Jesus once said: “Amen, I say to you, if you have faith the size of a mustard seed, you will say to this mountain, ‘Move from here to there,’ and it will move.” (Mt 17:20)

An experience with one of my kids last week caused me to look at this passage from a new angle. My son was trying to push a heavy oak table toward the wall to clear some space in the living room. He made no progress, but didn’t give up. Seeing how determined he was, and knowing there was no way he could move the table on his own, I went up behind him, put my hands on the table to either side of his own, and gave a strong push.

A few moments later, he turned to me, flexed his little arms proudly, and said “Mom! Did you see me move that table? I’m strong!”

In his intense focus on moving the table, he hadn’t even realized that I’d helped.

I smiled at the innocence of childhood. I also reflected on the nature of desire.

After all, hadn’t he, in some way, moved the table? If he hadn’t desired to move it as ardently as he did, I never would have gotten up off the couch. So yes, technically speaking, perhaps I moved the table, but in a very real sense, he did as well. His desire had been meaningful.

In some way, is this how the Lord works with us when it comes to moving mountains?

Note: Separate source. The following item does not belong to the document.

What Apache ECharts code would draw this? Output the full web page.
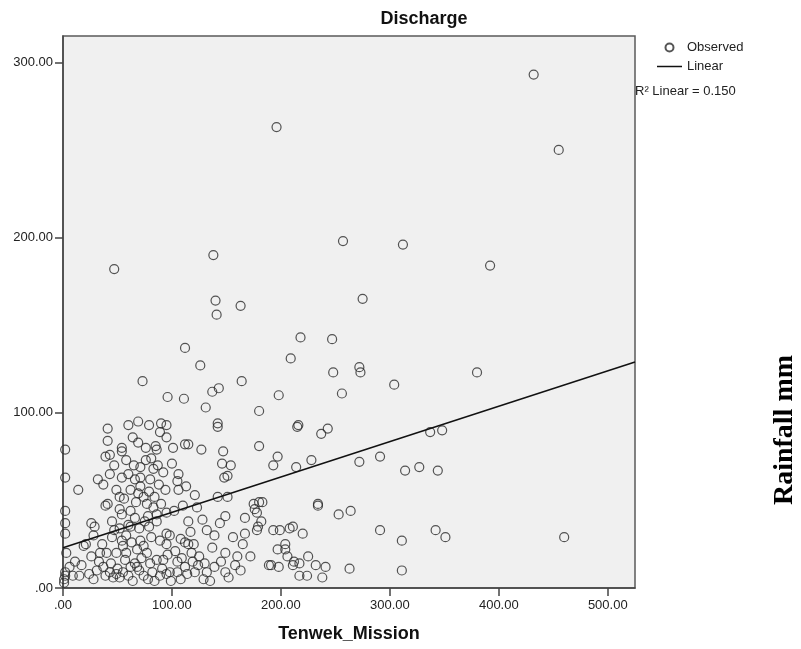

The Significance of Desire

Some of our desires are basic and necessary for survival. These correspond to physical needs and safety. But desires can go far beyond that and point to existential longing, the search for meaning. These desires can move us profoundly and can be the source of both a sacred ache telling us we are created for more, and a strong motivation that moves us to pursue those longings.

The word desire comes from the Latin de sidere, or “from the stars”. This origin implies that our sense of desire, in essence, deals with something outside of our reach, and serves to remind us that we are not complete in ourselves, and are connected with a greater reality.

In the context of relationship, the meaning of desire is twofold. Your desires in some way reveal you to yourself; at the same time, they are meaningful to the people who care about you.

What the beloved desires matters, immensely, to the one who loves them. This is true of spouses. It is true of parents and friends. It is also true of our relationship with God.

Yes, God has a perfect will. Yes, he can do everything he needs to on his own. But our desires matter. In the Gospel of John, the Lord calls his disciples friends. Time and again throughout his public life, Jesus encourages those who approach him to ask for what they desire. He himself often initiates the conversation, with questions like “What are you looking for?” (Jn 1:38), “Why are you looking for me?” (Luke 2:49) and “What do you want me to do for you?” (Mk 10:36). All three of these questions indicate the Lord’s own longing for us to bring our desires to him.

He also assures us, on multiple occasions, that we will not go unheard. “Ask, and it will be given to you” (Mt. 7:7) he tells us. And, “If you ask something in my name, I will do it” (Jn14:14).

Our desires matter, not only to us, but also to God.

Desire and Union with God

St. Ignatius of Loyola draws a direct connection between our desires, discernment, and God’s will, seeing the deepest desires of our heart as a way of hearing God and journeying toward him. Not all desires are clear or lead us in the right direction. Self-awareness and discernment are important and at times challenging. But the deepest desires of the human heart point us to God. As St. Augustine put it, “You have made us for yourself, O Lord, and our hearts are restless until they rest in you.”

While only God can fulfill our deepest human yearnings, those same desires are themselves a channel God has given us to union with him.

God responds to our desires in different ways. Sometimes it’s yes, sometimes no, sometimes wait, sometimes work harder first. And sometimes, he moves mountains because of our faith and persistence.

Perhaps this is why St. Ignatius suggested, “Pray as if everything depended on God and work as if everything depended on you.”

Sometimes, God does things on his own initiative. A lot of the times, he does things because we ask—it begins with our own desire. We want something that we believe is good and godly, and apply all we have toward making it happen. God makes up for the rest, sometimes without us even realizing he has intervened. And we are left marveling at the result. Yes, God did it. And so did we.

That’s the beauty of the relationship. It’s not just God or just us—in a very real way, it’s both.